When a new business decides to hire employees, a distinct set of financial and tax considerations arises, making an accountant’s guidance particularly valuable. The first step involves obtaining an Employer Identification Number (EIN) from the IRS. This unique nine-digit number is required for tax purposes, including reporting payroll taxes and filing tax returns, acting as the business’s federal tax ID.
Employers are responsible for withholding and remitting various federal payroll taxes from employee wages. These include Social Security and Medicare taxes, collectively known as FICA taxes. Employers also contribute to the Federal Unemployment Tax Act (FUTA) program, which provides benefits to unemployed workers. The FUTA tax rate is 6% on the first $7,000 of an employee’s wages, though employers can often receive a credit for state unemployment taxes paid, reducing the effective federal rate.
In addition to federal obligations, businesses must comply with state payroll taxes, which typically include State Unemployment Tax Act (SUTA) taxes. SUTA rates and wage bases vary by state, and employers usually pay these taxes to fund state unemployment benefits. An accountant assists in setting up a robust payroll system, whether in-house or through a third-party provider, to accurately calculate withholdings, track wages, and ensure timely tax deposits.

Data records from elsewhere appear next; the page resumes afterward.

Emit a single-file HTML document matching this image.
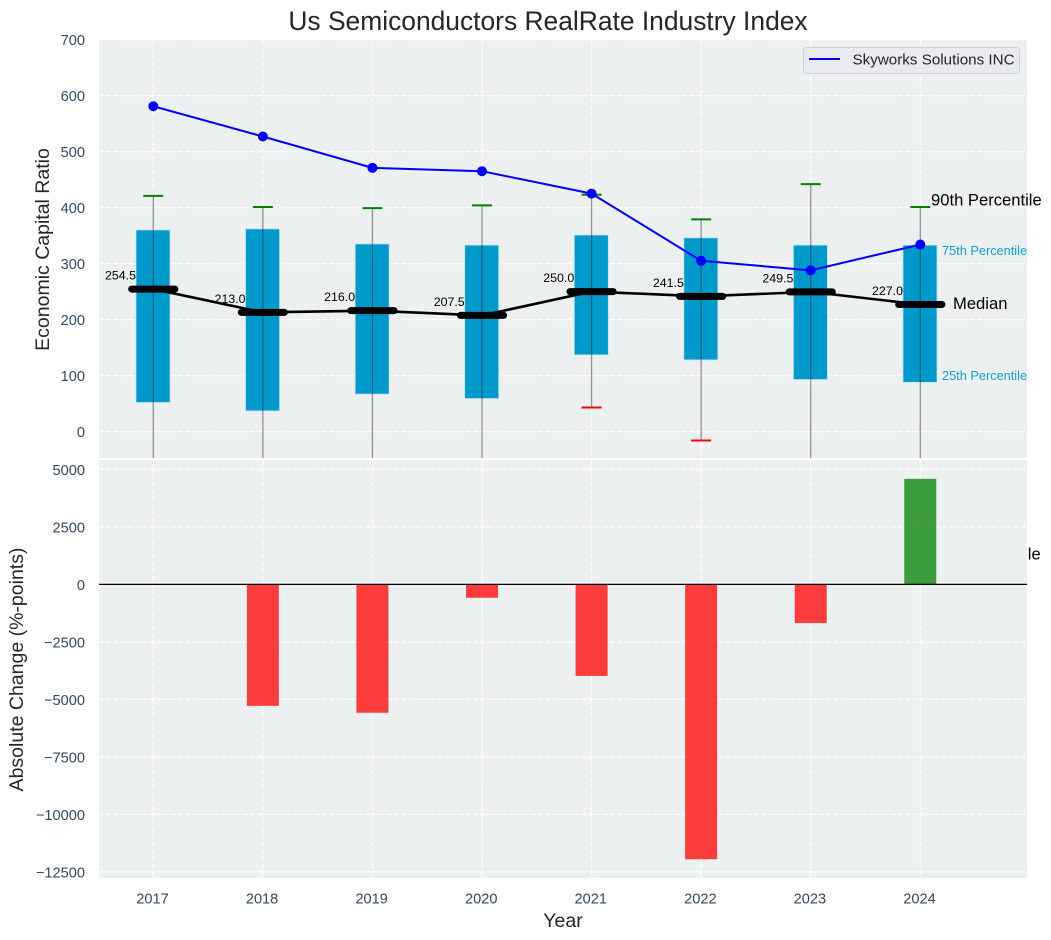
<!DOCTYPE html>
<html>
<head>
<meta charset="utf-8">
<title>Us Semiconductors RealRate Industry Index</title>
<style>
html,body{margin:0;padding:0;background:#fff;}
svg{display:block;font-family:"Liberation Sans",Arial,sans-serif;}
</style>
</head>
<body>
<svg id="chart" width="1051" height="940" viewBox="0 0 1051 940" xmlns="http://www.w3.org/2000/svg">
  <defs>
    <clipPath id="top-clip"><rect x="99" y="40" width="928" height="418"/></clipPath>
    <clipPath id="bottom-clip"><rect x="99" y="460" width="928" height="418"/></clipPath>
  </defs>
  <text x="548" y="30" font-size="26.4" fill="#262626" text-anchor="middle">Us Semiconductors RealRate Industry Index</text>
  <rect x="99" y="40" width="928" height="418" fill="#ecf0f1"/>
  <g id="top-grid" clip-path="url(#top-clip)"></g>
  <g id="top-marks" clip-path="url(#top-clip)"></g>
  <g id="top-ticks"></g>
  <g id="median-values"></g>
  <text transform="translate(49,249.500) rotate(-90)" font-size="19.5" fill="#262626" text-anchor="middle">Economic Capital Ratio</text>
  <text x="931" y="205.500" font-size="16.6" fill="#000">90th Percentile</text>
  <text x="942" y="255" font-size="12.75" fill="#0f9fd0">75th Percentile</text>
  <text x="953" y="309" font-size="16.6" fill="#000">Median</text>
  <text x="942" y="380" font-size="12.75" fill="#0f9fd0">25th Percentile</text>
  <text x="930" y="559.500" font-size="16.6" fill="#000">10th Percentile</text>
  <g>
    <rect x="803.500" y="47.500" width="216" height="26" rx="3" fill="#e9ebf0" stroke="#cfd1d4" stroke-width="1"/>
    <line x1="809" x2="840" y1="59" y2="59" stroke="#0000ff" stroke-width="2"/>
    <text x="852.500" y="64.500" font-size="15.2" fill="#262626">Skyworks Solutions INC</text>
  </g>
  <rect x="99" y="460" width="928" height="418" fill="#ecf0f1"/>
  <g id="bottom-grid" clip-path="url(#bottom-clip)"></g>
  <g id="bottom-marks" clip-path="url(#bottom-clip)"></g>
  <g id="bottom-ticks"></g>
  <g id="x-ticks"></g>
  <text transform="translate(23,669.500) rotate(-90)" font-size="19.5" fill="#262626" text-anchor="middle">Absolute Change (%-points)</text>
  <text x="563" y="927" font-size="19.5" fill="#262626" text-anchor="middle">Year</text>
</svg>
<script>
const years = [2017, 2018, 2019, 2020, 2021, 2022, 2023, 2024];
const p90 = [421, 401, 399, 404, 423, 379, 442, 401];
const p75 = [360, 362, 335, 333, 351, 346, 333, 333];
const median = [254.5, 213.0, 216.0, 207.5, 250.0, 241.5, 249.5, 227.0];
const p25 = [52, 37, 67, 59, 137, 128, 93, 88];
const p10 = [-70, -85, -62, -75, 43, -16, -50, -60];
const skyworks = [581, 527, 471, 465, 425, 305, 288, 334];
const absoluteChange = [null, -5280, -5580, -580, -3980, -11950, -1680, 4590];
const topTicks = [0, 100, 200, 300, 400, 500, 600, 700];
const bottomTicks = [5000, 2500, 0, -2500, -5000, -7500, -10000, -12500];

const NS = 'http://www.w3.org/2000/svg';
const xScale = v => 153.3 + (v - 2017) * 109.57;
const yTop = v => 431.6 - v * 0.56;
const yBottom = v => 584.4 - v * 0.023;

function make(parent, tag, attrs, content) {
  const el = document.createElementNS(NS, tag);
  for (const k in attrs) el.setAttribute(k, attrs[k]);
  if (content !== undefined) el.textContent = content;
  parent.appendChild(el);
  return el;
}
const byId = id => document.getElementById(id);
const gridStyle = {stroke: '#ffffff', 'stroke-width': 1.2, 'stroke-dasharray': '5 2.2', 'stroke-opacity': 1};
const tickText = t => String(t).replace('-', '\u2212');

topTicks.forEach(t => {
  const ln = make(byId('top-grid'), 'line', Object.assign({x1: 99, x2: 1027, y1: yTop(t), y2: yTop(t)}, gridStyle));
  
  
  const tx = make(byId('top-ticks'), 'text', {x: 85, y: yTop(t) + 5.4, 'font-size': 14.6, fill: '#34495e', 'text-anchor': 'end'}, tickText(t));
  
  
});
bottomTicks.forEach(t => {
  const ln = make(byId('bottom-grid'), 'line', Object.assign({x1: 99, x2: 1027, y1: yBottom(t), y2: yBottom(t)}, gridStyle));
  
  
  const tx = make(byId('bottom-ticks'), 'text', {x: 85, y: yBottom(t) + 5.6, 'font-size': 14.6, fill: '#34495e', 'text-anchor': 'end'}, tickText(t));
  
  
});
years.forEach(y => {
  const a = make(byId('top-grid'), 'line', Object.assign({x1: xScale(y), x2: xScale(y), y1: 40, y2: 458}, gridStyle));
  
  
  const b = make(byId('bottom-grid'), 'line', Object.assign({x1: xScale(y), x2: xScale(y), y1: 460, y2: 878}, gridStyle));
  
  
  const tx = make(byId('x-ticks'), 'text', {x: xScale(y) - 0.8, y: 903.5, 'font-size': 14.6, fill: '#34495e', 'text-anchor': 'middle'}, y);
  
  
});

const topMarks = byId('top-marks');
years.forEach((y, i) => {
  const box = make(topMarks, 'rect', {x: xScale(y) - 17.3, y: yTop(p75[i]), width: 34, height: yTop(p25[i]) - yTop(p75[i]), fill: '#0099cc', stroke: '#bfe3ef', 'stroke-width': 0.8});
  
  
});
years.forEach((y, i) => {
  const w = make(topMarks, 'line', {x1: xScale(y), x2: xScale(y), y1: yTop(p90[i]), y2: yTop(p10[i]), stroke: '#2b2b2b', 'stroke-opacity': 0.5, 'stroke-width': 1.3});
  
  
  const hi = make(topMarks, 'line', {x1: xScale(y) - 10, x2: xScale(y) + 10, y1: yTop(p90[i]), y2: yTop(p90[i]), stroke: '#008000', 'stroke-width': 2});
  
  
  const lo = make(topMarks, 'line', {x1: xScale(y) - 10, x2: xScale(y) + 10, y1: yTop(p10[i]), y2: yTop(p10[i]), stroke: '#ff0000', 'stroke-width': 2});
  
  
});
const medLine = make(topMarks, 'polyline', {points: years.map((y, i) => xScale(y) + ',' + yTop(median[i])).join(' '), fill: 'none', stroke: '#000', 'stroke-width': 2.6});


years.forEach((y, i) => {
  const m = make(topMarks, 'line', {x1: xScale(y) - 21.6, x2: xScale(y) + 21.6, y1: yTop(median[i]), y2: yTop(median[i]), stroke: '#000', 'stroke-width': 7, 'stroke-linecap': 'round'});
  
  
  const tx = make(byId('median-values'), 'text', {x: xScale(y) - 17.3, y: yTop(median[i]) - 9.5, 'font-size': 12.4, fill: '#000', 'text-anchor': 'end'}, median[i].toFixed(1));
  
  
});
const skyLine = make(topMarks, 'polyline', {points: years.map((y, i) => xScale(y) + ',' + yTop(skyworks[i])).join(' '), fill: 'none', stroke: '#0000ff', 'stroke-width': 2});


years.forEach((y, i) => {
  const c = make(topMarks, 'circle', {cx: xScale(y), cy: yTop(skyworks[i]), r: 5, fill: '#0000ff'});
  
  
});

const bottomMarks = byId('bottom-marks');
years.forEach((y, i) => {
  const v = absoluteChange[i];
  if (v === null) return;
  const bar = make(bottomMarks, 'rect', {x: xScale(y) - 16, y: Math.min(yBottom(v), yBottom(0)), width: 32, height: Math.abs(yBottom(v) - yBottom(0)), fill: v < 0 ? '#ff0000' : '#008000', 'fill-opacity': 0.75});
  
  
});
const zero = make(bottomMarks, 'line', {x1: 99, x2: 1027, y1: yBottom(0), y2: yBottom(0), stroke: '#000', 'stroke-width': 1.2});


</script>
</body>
</html>
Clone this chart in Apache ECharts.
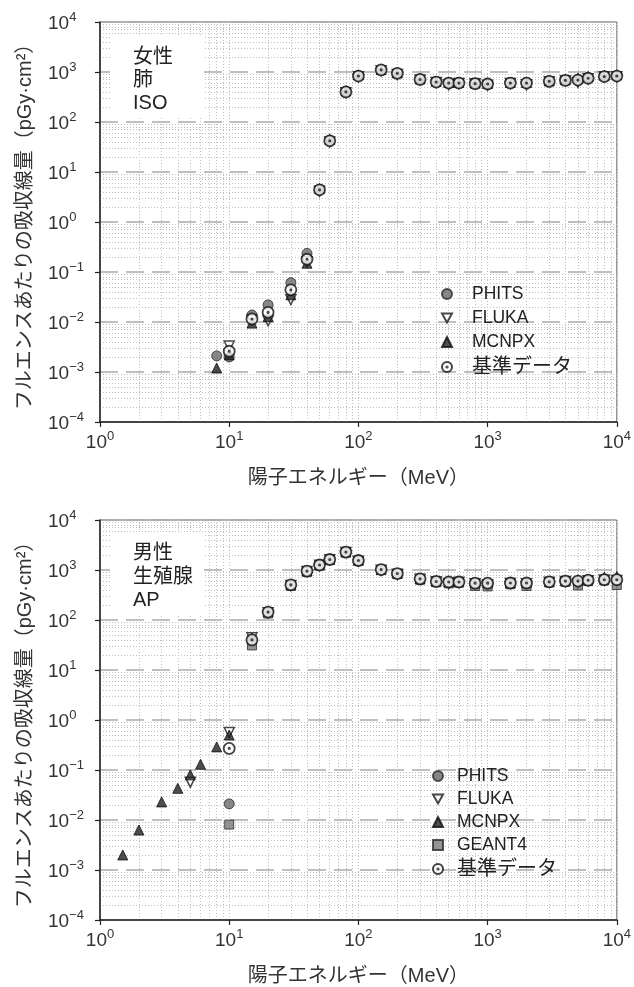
<!DOCTYPE html>
<html>
<head>
<meta charset="utf-8">
<title>陽子エネルギーと吸収線量</title>
<script src="https://cdn.jsdelivr.net/npm/echarts@6.0.0/dist/echarts.min.js"></script>
<style>
  html, body { margin: 0; padding: 0; background: #fff; }
  #chart { width: 634px; height: 987px; }
</style>
</head>
<body>
<div id="chart"></div>
<script>
// 上段：女性・肺・ISO
const lungEnergy = [8, 10, 15, 20, 30, 40, 50, 60, 80, 100, 150, 200, 300, 400, 500, 600, 800, 1000, 1500, 2000, 3000, 4000, 5000, 6000, 8000, 10000]
const lungPhits = [0.0021, 0.0020, 0.0138, 0.022, 0.061, 0.235, 4.5, 43, 410, 850, 1110, 950, 720, 640, 610, 610, 595, 585, 610, 610, 660, 690, 700, 760, 820, 840]
const lungFluka = [null, 0.0033, 0.011, 0.0105, 0.028, 0.16, 4.1, 40, 385, 800, 1060, 890, 690, 615, 560, 590, 580, 545, 590, 555, 640, 670, 620, 730, 800, 800]
const lungMcnpx = [0.0012, 0.0022, 0.0095, 0.0128, 0.035, 0.15, 4.7, 45, 420, 880, 1120, 960, 730, 650, 620, 620, 600, 590, 620, 620, 670, 700, 760, 820, 860, 880]
const lungRef = [null, 0.0026, 0.0115, 0.0156, 0.044, 0.18, 4.4, 42, 400, 830, 1100, 940, 710, 630, 600, 600, 585, 575, 600, 600, 650, 680, 690, 750, 810, 830]

// 下段：男性・生殖腺・AP
const gonadEnergy = [1.5, 2, 3, 4, 5, 6, 8, 10, 15, 20, 30, 40, 50, 60, 80, 100, 150, 200, 300, 400, 500, 600, 800, 1000, 1500, 2000, 3000, 4000, 5000, 6000, 8000, 10000]
const gonadPhits = [null, null, null, null, null, null, null, 0.021, 40, 145, 505, 950, 1260, 1620, 2280, 1550, 1020, 850, 665, 590, 575, 575, 545, 545, 550, 550, 580, 600, 600, 625, 640, 640]
const gonadFluka = [null, null, null, null, 0.057, null, null, 0.56, 44, 140, 490, 930, 1240, 1600, 2250, 1500, 990, 820, 650, 580, 535, 570, 530, 505, 540, 530, 570, 590, 530, 610, 630, 620]
const gonadMcnpx = [0.002, 0.0063, 0.023, 0.043, 0.08, 0.13, 0.29, 0.50, 43, 148, 515, 965, 1280, 1640, 2300, 1570, 1035, 865, 675, 600, 585, 585, 555, 555, 560, 560, 595, 620, 640, 660, 720, 740]
const gonadGeant4 = [null, null, null, null, null, null, null, 0.0081, 31, 135, 480, 920, 1230, 1580, 2250, 1530, 1000, 830, 640, 570, 540, 560, 480, 470, 520, 480, 560, 580, 490, 600, 620, 500]
const gonadRef = [null, null, null, null, null, null, null, 0.27, 40, 144, 505, 950, 1260, 1620, 2280, 1550, 1020, 850, 665, 590, 575, 575, 545, 545, 550, 550, 580, 600, 600, 625, 640, 640]

const fontFamily = "'Liberation Sans', 'Noto Sans CJK JP', sans-serif"
// 白抜きの丸＋中心の点
const refSymbol = 'path://M0 10A10 10 0 1 0 20 10A10 10 0 1 0 0 10ZM8.8 10A1.2 1.2 0 1 0 11.2 10A1.2 1.2 0 1 0 8.8 10Z'
// 下向き三角
const downTriangle = 'path://M0 0L20 0L10 18Z'

function pairs (xs, ys) {
  const out = []
  xs.forEach((x, i) => {
    if (ys[i] != null) out.push([x, ys[i]])
  })
  return out
}

function powLabel (v) {
  const e = Math.round(Math.log10(v))
  return '{b|10}{s|' + (e < 0 ? '−' + (-e) : e) + '}'
}

const rich = {
  b: { fontSize: 19, color: '#333', fontFamily, lineHeight: 22, verticalAlign: 'bottom' },
  s: { fontSize: 13, color: '#333', fontFamily, lineHeight: 13, verticalAlign: 'top' }
}

const dotted = { color: '#c0c0c0', type: [1, 2], width: 1 }

function makeX (gridIndex) {
  return {
    type: 'log',
    gridIndex,
    min: 1,
    max: 10000,
    logBase: 10,
    name: '陽子エネルギー（MeV）',
    nameLocation: 'middle',
    nameGap: 46,
    nameTextStyle: { fontSize: 20, color: '#333', fontFamily },
    axisLine: { onZero: false, lineStyle: { color: '#222', width: 1.5 } },
    axisTick: { length: 5, lineStyle: { color: '#222', width: 1.2 } },
    axisLabel: { margin: 8, formatter: powLabel, rich },
    splitLine: { show: true, lineStyle: dotted },
    minorTick: { show: false, splitNumber: 9 },
    minorSplitLine: { show: true, lineStyle: dotted }
  }
}

function makeY (gridIndex) {
  return {
    type: 'log',
    gridIndex,
    min: 0.0001,
    max: 10000,
    logBase: 10,
    name: 'フルエンスあたりの吸収線量（pGy·cm²）',
    nameLocation: 'middle',
    nameGap: 65,
    nameRotate: 90,
    nameTextStyle: { fontSize: 20, color: '#333', fontFamily },
    axisLine: { onZero: false, lineStyle: { color: '#222', width: 1.5 } },
    axisTick: { length: 5, lineStyle: { color: '#222', width: 1.2 } },
    axisLabel: { margin: 52, align: 'left', formatter: powLabel, rich },
    splitLine: { show: true, lineStyle: { color: '#aaa', type: [18, 8], width: 1.5 } },
    minorTick: { show: false, splitNumber: 9 },
    minorSplitLine: { show: true, lineStyle: dotted }
  }
}

const styles = {
  PHITS: { symbol: 'circle', symbolSize: 10, itemStyle: { color: '#6a6a6a', borderColor: '#2a2a2a', borderWidth: 1 } },
  FLUKA: { symbol: downTriangle, symbolSize: 10, itemStyle: { color: '#fff', borderColor: '#1a1a1a', borderWidth: 1.5 } },
  MCNPX: { symbol: 'triangle', symbolSize: 10, itemStyle: { color: '#222', borderColor: '#111', borderWidth: 1 } },
  GEANT4: { symbol: 'rect', symbolSize: 9, itemStyle: { color: '#7a7a7a', borderColor: '#2a2a2a', borderWidth: 1 } },
  '基準データ': { symbol: refSymbol, symbolSize: 11, itemStyle: { color: '#fff', borderColor: '#111', borderWidth: 1.8 } }
}

function makeSeries (name, idx, xs, ys) {
  return Object.assign({
    name,
    type: 'scatter',
    xAxisIndex: idx,
    yAxisIndex: idx,
    data: pairs(xs, ys),
    emphasis: { disabled: true }
  }, styles[name])
}

function makeLegend (names, left, top, gap, textPad) {
  return {
    data: names,
    orient: 'vertical',
    left,
    top,
    itemWidth: 10,
    itemHeight: 10,
    itemGap: gap,
    selectedMode: false,
    formatter: (name) => name === '基準データ' ? '{j|' + name + '}' : name,
    textStyle: {
      fontSize: 17.5,
      color: '#222',
      fontFamily,
      lineHeight: 18,
      padding: [0, 0, 0, textPad],
      rich: { j: { fontSize: 20, color: '#222', fontFamily, lineHeight: 18 } }
    }
  }
}

const chart = echarts.init(document.getElementById('chart'))
chart.setOption({
  backgroundColor: '#fff',
  animation: false,
  grid: [
    { left: 100, top: 22, width: 520, height: 400, show: true, borderColor: '#666', borderWidth: 1 },
    { left: 100, top: 520, width: 520, height: 400, show: true, borderColor: '#666', borderWidth: 1 }
  ],
  xAxis: [makeX(0), makeX(1)],
  yAxis: [makeY(0), makeY(1)],
  legend: [
    makeLegend(['PHITS', 'FLUKA', 'MCNPX', '基準データ'], 436, 280, 6, 15),
    makeLegend(['PHITS', 'FLUKA', 'MCNPX', 'GEANT4', '基準データ'], 427, 762, 5, 9)
  ],
  graphic: [
    { type: 'rect', left: 110, top: 35, z: 1, shape: { width: 93, height: 83 }, style: { fill: '#fff' } },
    { type: 'text', left: 133, top: 46, z: 2, style: { text: '女性\n肺\nISO', fontSize: 20, lineHeight: 23, fill: '#222', fontFamily } },
    { type: 'rect', left: 110, top: 532, z: 1, shape: { width: 93, height: 84 }, style: { fill: '#fff' } },
    { type: 'text', left: 133, top: 542, z: 2, style: { text: '男性\n生殖腺\nAP', fontSize: 20, lineHeight: 23.5, fill: '#222', fontFamily } }
  ],
  series: [
    makeSeries('PHITS', 0, lungEnergy, lungPhits),
    makeSeries('FLUKA', 0, lungEnergy, lungFluka),
    makeSeries('MCNPX', 0, lungEnergy, lungMcnpx),
    makeSeries('基準データ', 0, lungEnergy, lungRef),
    makeSeries('PHITS', 1, gonadEnergy, gonadPhits),
    makeSeries('FLUKA', 1, gonadEnergy, gonadFluka),
    makeSeries('MCNPX', 1, gonadEnergy, gonadMcnpx),
    makeSeries('GEANT4', 1, gonadEnergy, gonadGeant4),
    makeSeries('基準データ', 1, gonadEnergy, gonadRef)
  ]
})
</script>
</body>
</html>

Employers have specific reporting requirements. Quarterly, employers typically file Form 941, Employer’s Quarterly Federal Tax Return, to report income, Social Security, and Medicare taxes withheld from employee wages, as well as the employer’s share of FICA taxes. Annually, employers issue Form W-2, Wage and Tax Statement, to each employee, detailing their wages and taxes withheld. An accountant ensures these forms are prepared accurately and filed by their respective deadlines, helping the business meet its employer tax responsibilities.